On Saturday and Sunday, local chefs and 8,000 foodies who love them overtook Millennium Park for the second annual Chicago Gourmet. Presented by the Illinois Restaurant Association, the food and wine festival offers book signings, cooking demonstrations, tented liquor lounges, and wine and restaurant tastings.
New to the event this year were five gourmet tasting pavilions that saw side-by-side chefs whipping up dishes that shared a common theme. In one of the pavilions, for example, Top Chef winner Stephanie Izard and Blackbird's Paul Kahan prepared regional American fare; in another, Rodelio Aglibot of Sunda and Le Colonial's Chan Le doled out Asian dishes.
The gourmet pavilions were the restaurant association's response to a common criticism from last year's guests, many of whom felt the event didn't offer enough food. "Our customers yelled loudly on this point and we responded," said Sheila O'Grady, president of the restaurant association. This year, the association put together a culinary committee of chefs, who met regularly for 10 months to create the programming for the gourmet pavilions. With about double the number of chefs at this year's event, "as [restaurant critic for The Chicago Tribune] Phil Vettel wrote, if you didn't think there was enough food this year, Shamu, go see your cardiologist," O'Grady said.

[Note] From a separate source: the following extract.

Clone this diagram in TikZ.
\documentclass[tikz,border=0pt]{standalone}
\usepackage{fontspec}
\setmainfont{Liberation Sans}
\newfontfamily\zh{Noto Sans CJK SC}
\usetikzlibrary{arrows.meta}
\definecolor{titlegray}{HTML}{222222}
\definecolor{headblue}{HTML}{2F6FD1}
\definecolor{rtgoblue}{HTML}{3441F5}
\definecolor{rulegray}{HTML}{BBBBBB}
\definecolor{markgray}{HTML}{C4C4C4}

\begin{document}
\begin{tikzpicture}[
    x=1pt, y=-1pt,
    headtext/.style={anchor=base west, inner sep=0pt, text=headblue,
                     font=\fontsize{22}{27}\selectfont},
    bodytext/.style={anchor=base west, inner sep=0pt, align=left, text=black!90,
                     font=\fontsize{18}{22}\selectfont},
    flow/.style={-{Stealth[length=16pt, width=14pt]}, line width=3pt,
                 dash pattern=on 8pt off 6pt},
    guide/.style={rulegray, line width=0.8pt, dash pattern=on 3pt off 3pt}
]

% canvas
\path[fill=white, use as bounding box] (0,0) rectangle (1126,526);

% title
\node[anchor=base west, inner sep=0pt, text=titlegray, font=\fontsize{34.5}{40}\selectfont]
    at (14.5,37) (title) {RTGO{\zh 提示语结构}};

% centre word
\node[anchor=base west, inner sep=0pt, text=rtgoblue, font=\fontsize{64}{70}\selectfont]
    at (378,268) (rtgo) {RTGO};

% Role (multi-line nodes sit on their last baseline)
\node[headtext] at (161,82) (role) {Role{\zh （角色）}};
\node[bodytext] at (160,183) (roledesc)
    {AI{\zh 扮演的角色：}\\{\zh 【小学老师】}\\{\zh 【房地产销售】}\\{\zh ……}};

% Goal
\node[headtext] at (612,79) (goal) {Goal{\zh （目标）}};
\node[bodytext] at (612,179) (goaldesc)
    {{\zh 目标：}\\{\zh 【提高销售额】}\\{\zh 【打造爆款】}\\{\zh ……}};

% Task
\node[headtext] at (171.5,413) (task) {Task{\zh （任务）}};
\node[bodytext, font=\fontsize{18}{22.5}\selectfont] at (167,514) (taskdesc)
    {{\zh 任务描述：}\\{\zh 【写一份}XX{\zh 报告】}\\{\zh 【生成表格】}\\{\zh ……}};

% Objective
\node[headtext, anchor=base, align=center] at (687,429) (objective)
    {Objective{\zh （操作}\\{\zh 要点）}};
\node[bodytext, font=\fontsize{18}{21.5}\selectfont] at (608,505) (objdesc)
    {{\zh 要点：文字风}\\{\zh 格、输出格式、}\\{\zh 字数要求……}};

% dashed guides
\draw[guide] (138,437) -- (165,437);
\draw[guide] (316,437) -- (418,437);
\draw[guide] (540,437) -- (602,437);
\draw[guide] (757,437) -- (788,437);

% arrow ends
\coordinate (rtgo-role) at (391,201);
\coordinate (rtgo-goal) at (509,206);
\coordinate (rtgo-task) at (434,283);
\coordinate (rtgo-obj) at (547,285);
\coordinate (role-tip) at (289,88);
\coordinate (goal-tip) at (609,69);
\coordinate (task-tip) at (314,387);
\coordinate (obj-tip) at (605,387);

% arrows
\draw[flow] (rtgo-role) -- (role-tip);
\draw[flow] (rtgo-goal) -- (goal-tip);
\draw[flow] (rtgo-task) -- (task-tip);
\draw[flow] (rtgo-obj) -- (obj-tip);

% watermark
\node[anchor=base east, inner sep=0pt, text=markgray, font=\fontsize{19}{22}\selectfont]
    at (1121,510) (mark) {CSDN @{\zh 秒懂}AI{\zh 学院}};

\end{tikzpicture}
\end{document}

When planning for the first festival, before they had the benefit of customer feedback, O'Grady and her team visited highly regarded food and wine festivals in Aspen, South Beach, and New York "to do some reconnaissance," she said. "We cherry-picked what we thought were the best features of the events and took note of things that we didn't think worked too well."

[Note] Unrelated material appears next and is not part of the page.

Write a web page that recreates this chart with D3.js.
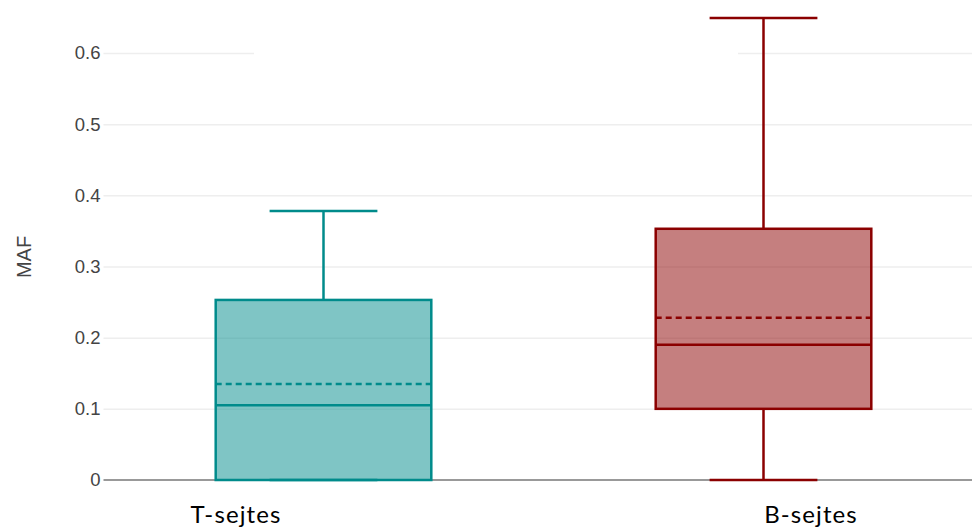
<!DOCTYPE html>
<html>
<head>
<meta charset="utf-8">
<script src="https://cdn.jsdelivr.net/npm/d3@7"></script>
<style>
  html, body { margin: 0; padding: 0; background: #fff; }
  svg { display: block; }
</style>
</head>
<body>
<svg id="chart" width="972" height="527"></svg>
<script>
// Box-plot statistics for mutant allele fraction per cell group
const categories = ["T-sejtes", "B-sejtes"];
const lowerWhisker = [0, 0];
const q1 = [0, 0.10];
const median = [0.105, 0.19];
const mean = [0.135, 0.228];
const q3 = [0.253, 0.353];
const upperWhisker = [0.378, 0.649];
const strokeColors = ["#008b8b", "#8b0000"];
const yTicks = [0, 0.1, 0.2, 0.3, 0.4, 0.5, 0.6];
const yTitle = "MAF";

const svg = d3.select("#chart");
const W = 972, H = 527;
const plotLeft = 103.5, plotRight = 983.5, plotBottom = 480;

const x = d3.scaleBand().domain(categories).range([plotLeft, plotRight]).padding(0);
const y = d3.scaleLinear().domain([0, 0.6]).range([plotBottom, plotBottom - 0.6 * 711.7]);

// Horizontal grid lines
const grid = svg.append("g")
  .attr("transform", `translate(${plotLeft},0)`)
  .call(d3.axisLeft(y).tickValues(yTicks.filter(t => t > 0)).tickSize(-(W - plotLeft)).tickFormat(""));
grid.select(".domain").remove();
grid.selectAll("line").attr("stroke", "#eeeeee").attr("stroke-width", 1.5);

// Blank panel that sits above the top grid line
svg.append("rect").attr("x", 254).attr("y", 40).attr("width", 484).attr("height", 26).attr("fill", "#fff");

// Y-axis tick labels
const yAxis = svg.append("g")
  .attr("transform", `translate(${plotLeft},0)`)
  .call(d3.axisLeft(y).tickValues(yTicks).tickSize(0).tickPadding(3).tickFormat(d => d === 0 ? "0" : d3.format(".1f")(d)));
yAxis.select(".domain").remove();
yAxis.selectAll("text")
  .attr("font-family", "'Liberation Sans', Arial, sans-serif")
  .attr("font-size", 18.5)
  .attr("fill", "#444");

// Zero line
svg.append("line")
  .attr("x1", plotLeft).attr("x2", W)
  .attr("y1", y(0)).attr("y2", y(0))
  .attr("stroke", "#999").attr("stroke-width", 2);

// Y-axis title
svg.append("text")
  .attr("transform", "translate(31,257) rotate(-90)")
  .attr("text-anchor", "middle")
  .attr("font-family", "'Liberation Sans', Arial, sans-serif")
  .attr("font-size", 20)
  .attr("fill", "#444")
  .text(yTitle);

// Boxes
const boxFrac = 0.49;
const sw = 2.5;
categories.forEach((c, i) => {
  const col = strokeColors[i];
  const cx = x(c) + x.bandwidth() / 2;
  const bw = x.bandwidth() * boxFrac;
  const g = svg.append("g");
  // whisker stems (outside the box only)
  [[q3[i], upperWhisker[i]], [q1[i], lowerWhisker[i]]].forEach(([a, b]) => {
    if (a === b) return;
    g.append("line").attr("x1", cx).attr("x2", cx)
      .attr("y1", y(a)).attr("y2", y(b))
      .attr("stroke", col).attr("stroke-width", sw);
  });
  // caps
  [upperWhisker[i], lowerWhisker[i]].forEach(v => {
    g.append("line").attr("x1", cx - bw / 4).attr("x2", cx + bw / 4)
      .attr("y1", y(v)).attr("y2", y(v))
      .attr("stroke", col).attr("stroke-width", sw);
  });
  // box
  g.append("rect")
    .attr("x", cx - bw / 2).attr("width", bw)
    .attr("y", y(q3[i])).attr("height", y(q1[i]) - y(q3[i]))
    .attr("fill", d3.color(col).copy({opacity: 0.5}))
    .attr("stroke", col).attr("stroke-width", sw);
  // median
  g.append("line").attr("x1", cx - bw / 2).attr("x2", cx + bw / 2)
    .attr("y1", y(median[i])).attr("y2", y(median[i]))
    .attr("stroke", col).attr("stroke-width", sw);
  // mean
  g.append("line").attr("x1", cx - bw / 2).attr("x2", cx + bw / 2)
    .attr("y1", y(mean[i])).attr("y2", y(mean[i]))
    .attr("stroke", col).attr("stroke-width", sw)
    .attr("stroke-dasharray", "6,4");
});

// Category labels
const labelX = [236, 811];
categories.forEach((c, i) => {
  svg.append("text")
    .attr("x", labelX[i]).attr("y", 523)
    .attr("text-anchor", "middle")
    .attr("font-family", "Lato, 'Open Sans', sans-serif")
    .attr("font-size", 24)
    .attr("letter-spacing", 1.1)
    .attr("fill", "#000")
    .text(c);
});
</script>
</body>
</html>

One of the things that struck O'Grady at the other festivals was that "none of the chefs were from the [host city]," she said. "We'd be at South Beach, and they'd have about a dozen chefs from Chicago at the event. So I realized how lucky we are in Chicago to have agreat chefs by the dozen." More than 110 chefs participated in some aspect of Chicago Gourmet over the weekend, and all of them either head up local restaurants or have a Chicago connection. (For example, Marcus Samuelsson, who's based in New York but co-owns Streeterville's C-House restaurant, participated in a live cooking demo.)
Another aspect of other festivals that O'Grady wanted to revamp: "They have these fabulous chefs there, but they're all just doing cooking demos or book signings, and you're not getting to taste their food," she said. "I thought, hey, if you have all these chefs under one roof, so to speak, people have to be able to experience their food."